When Dovid Margolin spoke to the rebbetzin of Kharkov before Shabbat, he could hear heavy artillery fire in the background.

While he didn’t notice any panic in her voice, she quickly moved to make sure her family had started heading to the synagogue basement.

Kharkov, the second-largest city in Ukraine, is just 26 miles west of the Russian border. It is also home to 45,000 Ukrainians of Jewish ancestry and is under attack by Russian forces.

Ukrainian males ages 18-60 are banned from leaving the country under orders from President Volodymyr Zelenskyy. Many residents are preparing to fight or wondering whether they should attempt to flee. Jews in Ukraine are mostly hunkering down and preparing for whatever comes next.

Dovid Margolin, a senior editor at Chabad.org, has spent the last several days speaking with the 35 Chabad emissaries and 200 shluchim families currently living across Ukraine.

“The number one fear is that they will be caught up in the bombardment,” said Margolin. “Over the last 20 years, in both Russia and Ukraine, lots has changed for the Jewish people.”

Unlike during previous wars, “No one is expressing fear of being targeted specifically as Jews.”

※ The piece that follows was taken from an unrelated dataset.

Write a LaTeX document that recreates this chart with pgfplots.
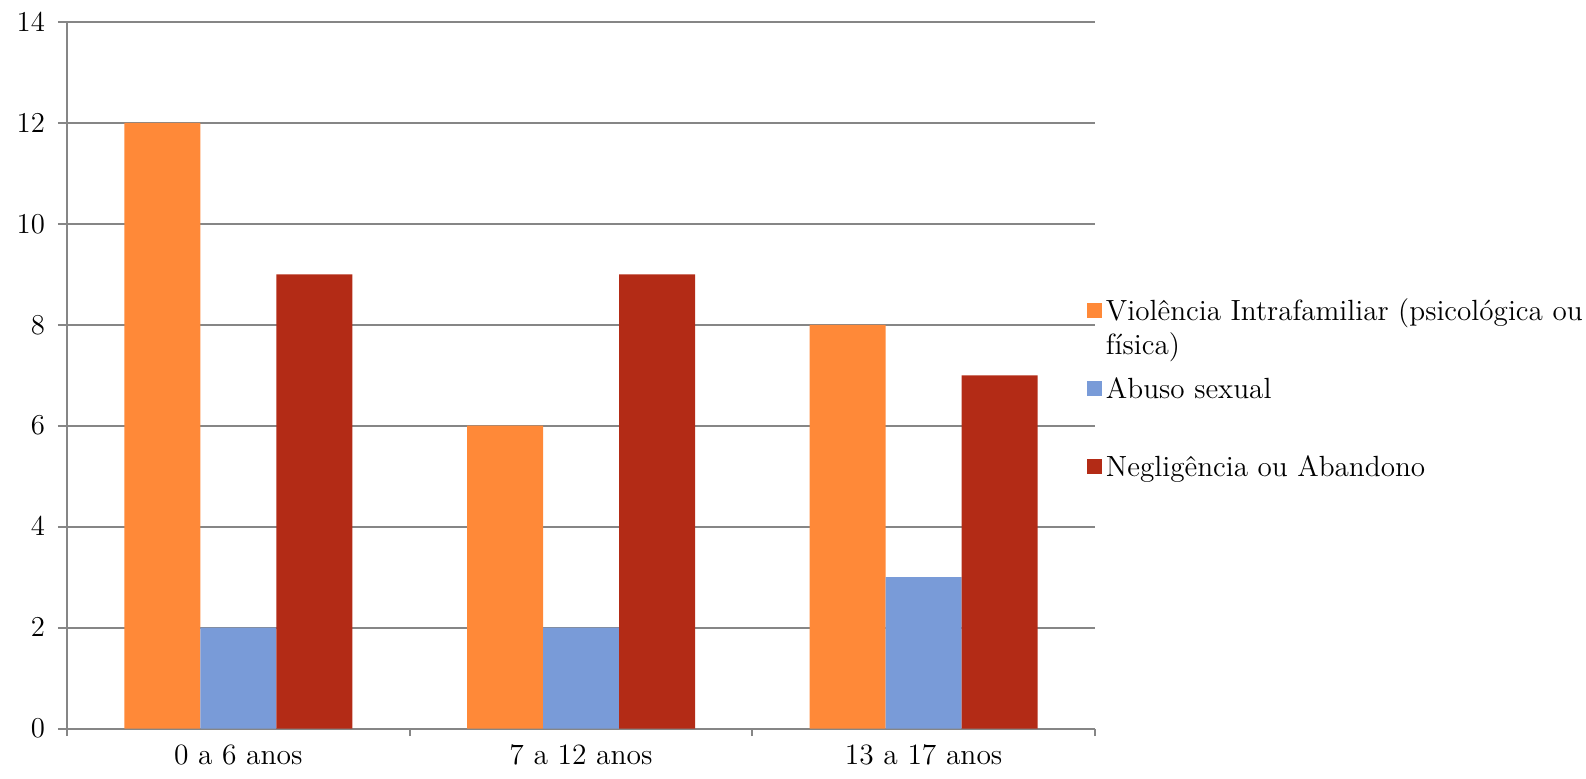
\documentclass[border=0pt]{standalone}
\usepackage{pgfplots}
\pgfplotsset{compat=1.18}
\definecolor{cOr}{RGB}{255,137,56}
\definecolor{cBl}{RGB}{121,155,216}
\definecolor{cRd}{RGB}{179,43,22}
\definecolor{gridg}{RGB}{134,134,134}
\pgfplotsset{sq/.style={legend image code/.code={\fill[##1,draw=none] (0pt,-3.2pt) rectangle (7.5pt,4.3pt);}}}
\begin{document}
\begin{tikzpicture}
\useasboundingbox (-33.5pt,-25pt) rectangle (759.5pt,364.25pt);
\begin{axis}[
  at={(0pt,0pt)}, anchor=south west,
  scale only axis, width=514pt, height=353.25pt,
  xmin=-0.5, xmax=2.5, ymin=0, ymax=14,
  ytick={0,2,...,14},
  ymajorgrids, grid style={gridg, line width=1pt},
  axis x line*=bottom, axis y line*=left,
  axis line style={gridg, line width=1pt, -},
  tick align=outside,
  tick style={gridg, line width=1pt},
  major tick length=4.5pt, minor tick length=3.75pt,
  xtick={0,1,2}, xticklabels={0 a 6 anos,7 a 12 anos,13 a 17 anos},
  minor xtick={-0.5,0.5,1.5,2.5},
  major x tick style={draw=none},
  tick label style={font=\fontsize{14.75}{17}\selectfont, text=black},
  yticklabel style={xshift=-3pt},
  ybar=0pt, bar width=38pt,
  legend style={draw=none, fill=none, at={(0.9918,0.6147)}, anchor=north west,
    inner sep=0pt, row sep=22.5pt, font=\fontsize{14.6}{16.7}\selectfont,
    /tikz/every even column/.append style={column sep=1pt}},
  legend cell align=left,
]
\addplot[fill=cOr, draw=none, sq] coordinates {(0,12) (1,6) (2,8)};
\addplot[fill=cBl, draw=none, sq] coordinates {(0,2) (1,2) (2,3)};
\addplot[fill=cRd, draw=none, sq] coordinates {(0,9) (1,9) (2,7)};
\legend{\raisebox{0pt}[11pt][0pt]{\begin{tabular}[t]{@{}l@{}}Violência Intrafamiliar (psicológica ou\\física)\end{tabular}},
\raisebox{0pt}[11pt][0pt]{Abuso sexual},
\raisebox{0pt}[11pt][0pt]{Negligência ou Abandono}}
\end{axis}
\end{tikzpicture}
\end{document}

Fifty to 60 families are currently sheltering in the fortress-like Kharkov Choral Synagogue, according to Margolin, to pray in community — and also out of lingering Soviet-era Jewish fears that they may be left behind or forgotten in the event of any evacuation.

The 22,250 square-foot synagogue, a center of Jewish life in the city, has been run by Chief Rabbi of Kharkov Moshe Moskowitz and his wife Miriam since 1990. They also operate a Jewish day school ten minutes north of the shul, where 400 students just celebrated the school’s 30th anniversary on Wednesday.

By the next day, they were all sheltering in place.

“To leave Ukraine is not a very practical option”

In Northwestern Ukraine, Chabad Rabbi Shlomo Wilhelm runs a large orphanage on a beautiful campus in Zhytomyr, a major transit hub.

Because the orphanage is near a Ukrainian military base, all 150 children and staff have been evacuated to a remote campsite.

They left not because they were worried about being directly targeted, but due to their proximity to the military base — and for the children’s mental health.

“To leave Ukraine is not a very practical option at this point,” said Margolin. It takes about 19 hours to get from Kharkov to the western border with Poland. There has been massive traffic on the roads, and residents fear aerial bombardment.

In Odessa, a port city home to 45,000 Jews on the Black Sea in southern Ukraine, Rabbi Shlomo Baksht runs three orphanages for 250 children. He had wanted to move the children to safety in Western Ukraine, which experts had widely predicted would be spared from Russian attacks, but made the decision to shelter in places following Russian bombardments across the country.

Many children woke throughout the night to the sounds of artillery explosions, and many are profoundly anxious.

“We’re not going to move children from one place being bombed to another place that’s being bombed, that makes no sense at all,” said Rabbi Baksht.